For Knoxville resident Andrew Mrozkowski, his life is “kind of like a whirlwind” these days.
“I’m running around doing coffee and my regular job and trying to take care of my home life,” Mrozkowski explained.
By “doing coffee” he means crafting and selling coffee beverages from the mobile cart he pulls behind him on a bicycle.
“My coffee shop is about as big as the back seat of your car,” Mrozkowski said. “It’s three feet long and two feet wide and two feet high.”
It’s called Pedal Java, and from Mrozkowski’s cart you can find the same coffee drinks you’d expect to find at brick-and-mortar shops around town.
Mrozkowski, an Asheville, North Carolina, native, has a history with coffee that is rooted in his lineage.
He recalled a story his mother told him on when Mrozkowski’s grandmother asked her to clear the table, she would sip any remaining coffee left in the mugs on her way to the sink.
“She wanted more than anything to feel like an adult, I think, but also to try something that her parents loved so much and would enjoy after every meal,” Mrozkowski said.
His mother started letting him take sips of her coffee around the age of seven or eight.
“I grew up witnessing coffee being not just a drink, but more of a means of gathering together and communicating and sharing, over coffee, details about your life,” Mrozkowski said.
Aside from his earlier-than-most introduction to coffee and his ongoing obsession with it, Mrozkowski is admittedly an untrained barista. He obtained a B.A. in Music from the University of North Carolina at Greensboro before beginning his career of almost 25 years now as a programmer.
“I worked in the computer lab (during school) and got out during the tech boom,” Mrozkowski said. “Naturally, there were a lot more opportunities to work and make good money as a programmer than there were as a musician.”
And while it may seem an unlikely path to become a programmer before becoming a coffee peddler, such was the case for Mrozkowski.
“The one thing all those programming jobs had in common … They all had horrible coffee,” Mrozkowski said. “It just became insufferable after awhile. I was having to drink terrible coffee. So before long, I was just making my own almost exclusively.”
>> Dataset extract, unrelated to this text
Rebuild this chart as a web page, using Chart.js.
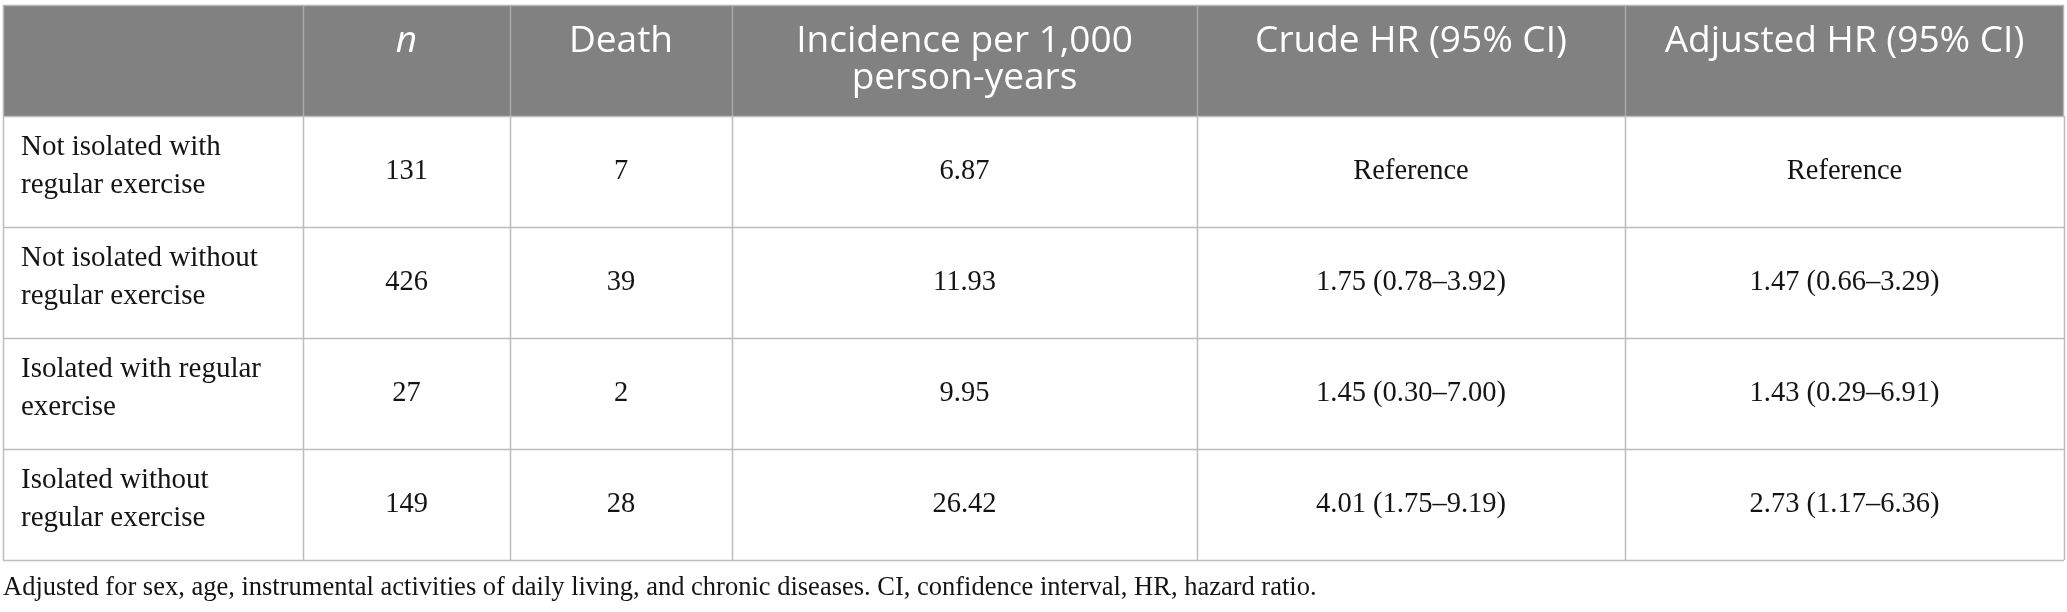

Mrozkowski would hone his craft over time, learning and teaching himself as he sought to enhance the mundane coffee drinking experiences that were all too common for him. Then he met and fell in love with his wife, and the two moved to Knoxville.
It would be on a trip back home to Asheville at the end of last summer that would inspire Mrozkowski to take his love for coffee and turn it into Pedal Java.
“I spotted a guy, downtown Asheville, on a coffee bike,” Mrozkowski said. “I thought, ‘I think Knoxville’s ready for something like this.’”
Knowing he would have a lot to learn to make this idea work, Mrozkowski thought the best method would be to just jump in and do it.
“I don’t take many chances, and, as sort of a pragmatic programmer type, I’ve never been one to just wing it until I built this cart,” Mrozkowski said.
But while being in the coffee business would be a new experience for Mrozkowski, crafting coffee itself was nothing new to him.
“The actual coffee I’m producing is from years of experimentation and years of perfecting the techniques and tools that I use to make the coffee,” Mrozkowski said. “These tools have been proven over and over in countless office break rooms and countless camping trips and vacations.”
As Mrozkowski sought to merge his hobby into a business, it was important that he kept things local. From the coffee beans to the milk, he set out to find Knoxville’s best.
“A lot of the coffee I was finding was coming from one certain roaster here in town,” Mrozkowski said. “The ones that I kept sampling and really loving were consistently coming from The Golden Roast.”
Don Payne, owner of The Golden Roast Coffee House & Roastery, said he was eager to partner with Mrozkowski when he reached out to him about becoming a supplier.
Enticed by the interesting concept of Pedal Java and by his own interest in biking, Payne was eager to connect with Mrozkowski — whom he could tell was really passionate about the venture.
“When you see a picture of him smiling, serving coffee to somebody, it’s sincere,” Payne said. “He’s not trying to market anything; he’s just doing what he likes to do. That pays off. People know when you’re truly passionate about what you’re doing.”
Payne thinks that Mrozkowski is smart to take Pedal Java to underserved coffee areas across town, and he thinks that this, paired with everything Mrozkowski brings to the experience, will ensure his success.
“I think he has positioned himself greatly for where coffee is trending and how the industry is changing,” Payne said. “I think he has a bright future.”
As for what’s next, Mrozkowski says he’s working on a second cart with nitrogen infused iced coffee. After that, who knows, but Pedal Java seems to be receiving a warm welcome into the community.
“Call it an addiction, call it an affliction, call it whatever you want … For me, coffee is a lot more wrapped into lots of different aspects of my life,” Mrozkowski said.
Andrew Mrozkowski serves customers outside of Mast General Store on Gay Street.